== Given problem ==
Gather all lines containing the string "size" and copy them out.

== Stored data ==
◇ ◇ ◇ ◇
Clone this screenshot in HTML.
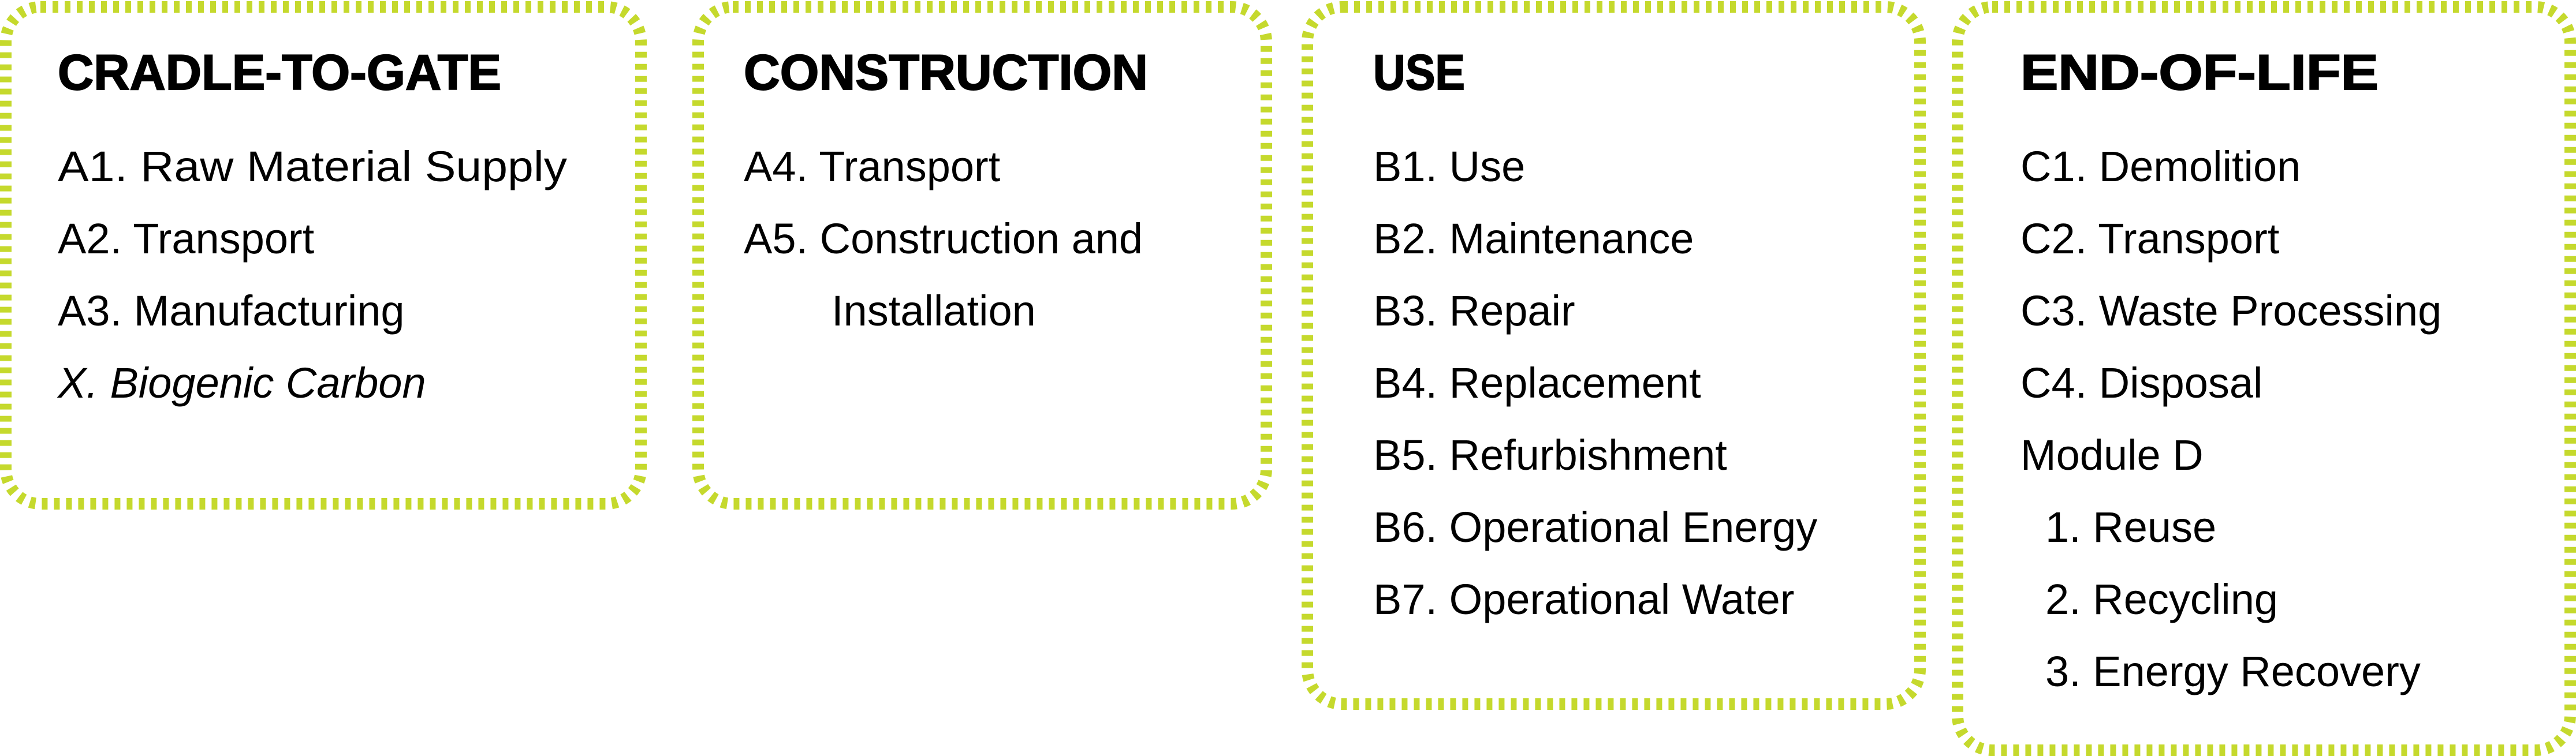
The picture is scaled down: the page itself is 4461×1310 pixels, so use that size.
<!DOCTYPE html>
<html><head><meta charset="utf-8"><style>
html,body{margin:0;padding:0;background:#fff;}
svg{display:block}
text{font-family:"Liberation Sans",sans-serif;fill:#000}
.h{font-weight:bold;font-size:86px;stroke:#000;stroke-width:2}
.t{font-size:74px}
</style></head><body>
<svg width="4461" height="1310" viewBox="0 0 4461 1310" xmlns="http://www.w3.org/2000/svg">
<g fill="none" stroke="#c5d92d" stroke-width="20" stroke-dasharray="10 11">
<rect x="10" y="12" width="1100" height="861" rx="60"/>
<rect x="1209" y="12" width="984" height="861" rx="60"/>
<rect x="2264" y="12" width="1061" height="1208" rx="60"/>
<rect x="3390" y="12" width="1061" height="1288" rx="60"/>
</g>
<g transform="translate(0,-5)">
<text class="h" x="100" y="160" textLength="768" lengthAdjust="spacingAndGlyphs">CRADLE-TO-GATE</text>
<text class="t" x="100" y="319" textLength="882" lengthAdjust="spacingAndGlyphs">A1. Raw Material Supply</text>
<text class="t" x="100" y="444">A2. Transport</text>
<text class="t" x="100" y="569">A3. Manufacturing</text>
<text class="t" x="100" y="694" font-style="italic">X. Biogenic Carbon</text>

<text class="h" x="1288" y="160" textLength="700" lengthAdjust="spacingAndGlyphs">CONSTRUCTION</text>
<text class="t" x="1288" y="319">A4. Transport</text>
<text class="t" x="1288" y="444">A5. Construction and</text>
<text class="t" x="1440" y="569">Installation</text>

<text class="h" x="2378" y="160" textLength="159" lengthAdjust="spacingAndGlyphs">USE</text>
<text class="t" x="2378" y="319">B1. Use</text>
<text class="t" x="2378" y="444">B2. Maintenance</text>
<text class="t" x="2378" y="569">B3. Repair</text>
<text class="t" x="2378" y="694">B4. Replacement</text>
<text class="t" x="2378" y="819">B5. Refurbishment</text>
<text class="t" x="2378" y="944">B6. Operational Energy</text>
<text class="t" x="2378" y="1069">B7. Operational Water</text>

<text class="h" x="3499" y="160" textLength="620" lengthAdjust="spacingAndGlyphs">END-OF-LIFE</text>
<text class="t" x="3499" y="319">C1. Demolition</text>
<text class="t" x="3499" y="444">C2. Transport</text>
<text class="t" x="3499" y="569">C3. Waste Processing</text>
<text class="t" x="3499" y="694">C4. Disposal</text>
<text class="t" x="3499" y="819">Module D</text>
<text class="t" x="3542" y="944">1. Reuse</text>
<text class="t" x="3542" y="1069">2. Recycling</text>
<text class="t" x="3542" y="1194">3. Energy Recovery</text>
</g>
</svg>
</body></html>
◇ ◇ ◇ ◇
== Final answer ==
The picture is scaled down: the page itself is 4461×1310 pixels, so use that size.
.h{font-weight:bold;font-size:86px;stroke:#000;stroke-width:2}
.t{font-size:74px}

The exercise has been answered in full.